With last Wednesday’s dismissal of the petition of the Peoples Democratic Party (PDP), and its presidential candidate, Atiku Abubakar challenging President Muhammadu Buhari‘s re-election for failing to discharge the burden of proof, the Presidential Election Petitions Tribunal has strengthened the president’s hands on the reins of government.
A dissatisfied PDP and its candidate had shortly after the judgment signified the intention to pursue their claim to victory at the February 23 presidential poll at the Supreme Court. The decision is within their rights and better than a resort to self-help.
Those castigating Atiku Abubakar for seeking redress in court would do better to let him be and rather focus on the task ahead for President Buhari and his cabinet.
Four years may seem far, but the truth is that since the president was sworn in on May 29, he is now close to clocking four months in his second and final term. Coincidentally, the tribunal judgement was delivered on the day the president had the first meeting of the newly constituted Federal Executive Council.
The challenges before the president are well defined and they are in the least enormous. Insecurity tops the chart. After 10 years, the Boko Haram is still thriving alongside the Islamic State West Africa Province (ISWAP), which is affiliated with the global terror Islamic State group. As recent as Monday, last week the insurgents still succeeded in ambushing a military convoy in Borno State, reportedly killing nine soldiers and 27 others declared missing.
President Buhari, his newly appointed Defence Minister, retired Major-General Bashir Magashi and the security chiefs must demonstrate a new vigour to end the terror the insurgents inflict on the nation’s armed forces and the people of the North-east region.
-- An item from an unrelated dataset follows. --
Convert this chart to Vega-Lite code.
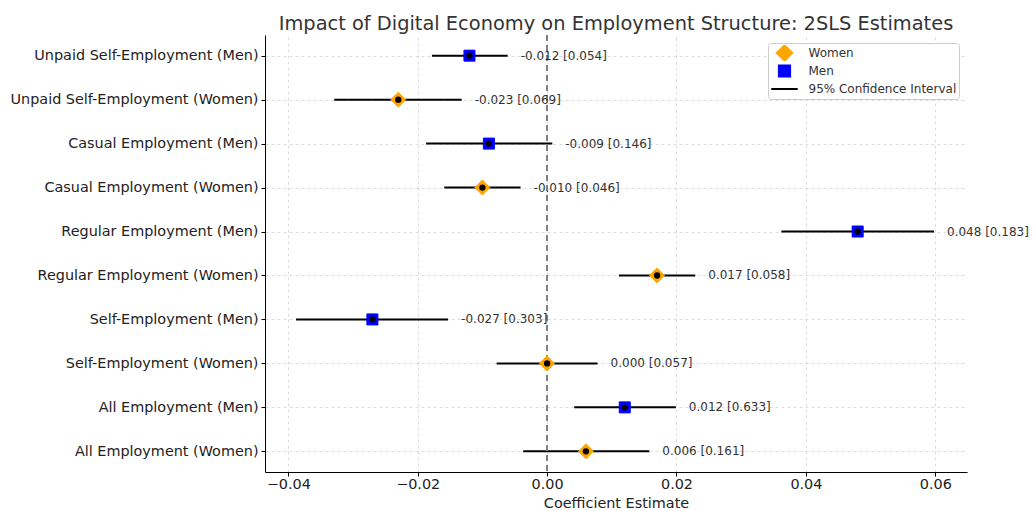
{
  "$schema": "https://vega.github.io/schema/vega-lite/v6.json",
  "autosize": {"type": "none"},
  "width": 702,
  "height": 437,
  "padding": {"left": 265, "top": 35, "right": 66, "bottom": 39},
  "background": "white",
  "title": {"text": "Impact of Digital Economy on Employment Structure: 2SLS Estimates", "fontSize": 19.4, "font": "DejaVu Sans", "fontWeight": "normal", "color": "#333333", "anchor": "middle", "offset": 0},
  "config": {
    "font": "DejaVu Sans",
    "view": {"stroke": null},
    "axis": {"domainColor": "#000000", "domainWidth": 1, "tickColor": "#000000", "tickSize": 4, "labelFontSize": 14.4, "labelColor": "#222222", "labelFont": "DejaVu Sans", "labelLimit": 400, "gridColor": "#d3d3d3", "gridDash": [3, 3], "gridWidth": 0.8, "titleFontSize": 14.4, "titleFontWeight": "normal", "titleColor": "#222222", "titleFont": "DejaVu Sans"},
    "legend": {"orient": "none", "legendX": 503, "legendY": 8, "padding": 2, "fillColor": "white", "strokeColor": "#cccccc", "cornerRadius": 3, "labelFontSize": 12, "labelColor": "#333333", "labelFont": "DejaVu Sans", "symbolOffset": 0, "labelOffset": 9.5, "rowPadding": 2, "clipHeight": 16, "symbolStrokeWidth": 2.2}
  },
  "data": {"values": [
    {"outcome": "Unpaid Self-Employment (Men)", "group": "Men", "coef": -0.012, "lo": -0.0178, "hi": -0.0061, "label": "-0.012 [0.054]"},
    {"outcome": "Unpaid Self-Employment (Women)", "group": "Women", "coef": -0.023, "lo": -0.0329, "hi": -0.0132, "label": "-0.023 [0.069]"},
    {"outcome": "Casual Employment (Men)", "group": "Men", "coef": -0.009, "lo": -0.0187, "hi": 0.0008, "label": "-0.009 [0.146]"},
    {"outcome": "Casual Employment (Women)", "group": "Women", "coef": -0.010, "lo": -0.0159, "hi": -0.0041, "label": "-0.010 [0.046]"},
    {"outcome": "Regular Employment (Men)", "group": "Men", "coef": 0.048, "lo": 0.0362, "hi": 0.0598, "label": "0.048 [0.183]"},
    {"outcome": "Regular Employment (Women)", "group": "Women", "coef": 0.017, "lo": 0.0111, "hi": 0.0229, "label": "0.017 [0.058]"},
    {"outcome": "Self-Employment (Men)", "group": "Men", "coef": -0.027, "lo": -0.0388, "hi": -0.0153, "label": "-0.027 [0.303]"},
    {"outcome": "Self-Employment (Women)", "group": "Women", "coef": 0.000, "lo": -0.0078, "hi": 0.0078, "label": "0.000 [0.057]"},
    {"outcome": "All Employment (Men)", "group": "Men", "coef": 0.012, "lo": 0.0042, "hi": 0.0199, "label": "0.012 [0.633]"},
    {"outcome": "All Employment (Women)", "group": "Women", "coef": 0.006, "lo": -0.0037, "hi": 0.0158, "label": "0.006 [0.161]"}
  ]},
  "encoding": {
    "y": {"field": "outcome", "type": "nominal", "sort": null, "scale": {"type": "point", "padding": 0.47}, "axis": {"title": null, "grid": true, "labelPadding": 3}}
  },
  "layer": [
    {
      "mark": {"type": "rule", "color": "black", "strokeWidth": 2},
      "encoding": {
        "x": {"field": "lo", "type": "quantitative", "scale": {"domain": [-0.0436, 0.0649], "nice": false, "zero": false}, "axis": {"title": "Coefficient Estimate", "values": [-0.04, -0.02, 0, 0.02, 0.04, 0.06], "format": ".2f", "grid": true, "titlePadding": 6, "labelPadding": 1}},
        "x2": {"field": "hi"}
      }
    },
    {
      "mark": {"type": "rule", "color": "#808080", "strokeWidth": 1.5, "strokeDash": [6, 4]},
      "encoding": {"x": {"datum": 0}, "y": null}
    },
    {
      "mark": {"type": "point", "filled": true, "opacity": 1, "strokeWidth": 1},
      "encoding": {
        "x": {"field": "coef", "type": "quantitative"},
        "fill": {"field": "group", "type": "nominal", "scale": {"domain": ["Women", "Men", "95% Confidence Interval"], "range": ["#FFA500", "#0000FF", "#000000"]}, "legend": {"title": null}},
        "stroke": {"field": "group", "type": "nominal", "scale": {"domain": ["Women", "Men", "95% Confidence Interval"], "range": ["#FFA500", "#0000FF", "#000000"]}, "legend": {"title": null}},
        "shape": {"field": "group", "type": "nominal", "scale": {"domain": ["Women", "Men", "95% Confidence Interval"], "range": ["diamond", "square", "stroke"]}, "legend": {"title": null}},
        "size": {"field": "group", "type": "nominal", "scale": {"type": "ordinal", "domain": ["Women", "Men", "95% Confidence Interval"], "range": [225, 121, 700]}, "legend": {"title": null}}
      }
    },
    {
      "mark": {"type": "point", "filled": true, "color": "black", "shape": "circle", "size": 40, "opacity": 1},
      "encoding": {"x": {"field": "coef", "type": "quantitative"}}
    },
    {
      "mark": {"type": "text", "align": "left", "baseline": "middle", "dx": 13, "fontSize": 12, "color": "#333333", "font": "DejaVu Sans"},
      "encoding": {"x": {"field": "hi", "type": "quantitative"}, "text": {"field": "label"}}
    }
  ]
}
Banditry and kidnapping for ransom, cultism and armed robbery have escalated in recent times, making living in the country nightmarish. These are not just begging for the president’s attention, but quick resolution.
Another major challenge for the administration is the economy, which handling has not really made a significant impact on the lives of everyday Nigerians. Unemployment of graduates and artisans is still rampant. The plans to shift the economy from reliance on oil to agriculture and non-oil resources have yet to yield ripen fruits. An indication of how deeply the ordinary citizens are drowned in deprivation and desperation was the recent anti-xenophobic protests in Lagos, which turned into an opportunity for some to loot shops in malls attacked. Several people also were also attacked and robbed simply because they rode in exotic cars. This dangerous tendency must not be allowed to fester.
The economy also continues to be hurt by citizens exhibiting lack of understanding of the good intentions of government by engaging in large-scale smuggling of rice, vegetable oil, poultry products and other items. Not even the recent closure of borders with neighbouring countries has deterred the smugglers. Government must intensify the battle against smuggling. Otherwise, the efforts to improve the economy through agriculture would remain a dream in the remaining Buhari years.
With the approach of another global recession, the government needs to adopt a more intelligent approach to rebooting the economy.
Provision of infrastructure to stimulate the economy should be given more attention and since the funds to execute the road, rail and other critical projects are inadequate, government should explore more of direct investment and public-private partnership financing. One advantage of the validation of Buhari’s victory at the election tribunal is elimination of uncertainty, which the reversal would have inflicted on the polity and discourage investors.
The government will also do well to continue and improve upon interventions to encourage the growth of SMEs.
The fight against corruption remains a major focus of the Buhari administration. The main anti-corruption agency, the Economic and Financial Crimes Commission, EFCC, had lately been celebrating the arrest of suspected fraudsters and money launderers and recovery of huge amounts in collaboration with foreign security agencies.
We are of the opinion that the anti-corruption campaign has only succeeded to that extent and fear that the success may not outlive the current administration so far as it has failed to change the get-rich-by-hook-or-crook mindset of many Nigerians. A successful anti-corruption war will not just celebrate the recoveries of crime proceeds and court victories. It will instil in the psyche of the average Nigerians the values of hard work as well as decent and lawful living. The ‘Change Begins With Me’ reorientation campaign launched in the first term of the administration made little or no impact. Nigerians need ethical rebirth in view of the growing resentments to the criminal behaviours of some of our citizens at home and abroad. This is one more area this administration must not leave unaddressed.
The levers are in the hands of President Buhari. He has the yam and the knife. He had himself urged Nigerians to trust him to live up to their expectations in this second term in office. And with his polls victory sealed with a judicial validation, it is now up to him to fulfil his pledge to take Nigeria to the next level.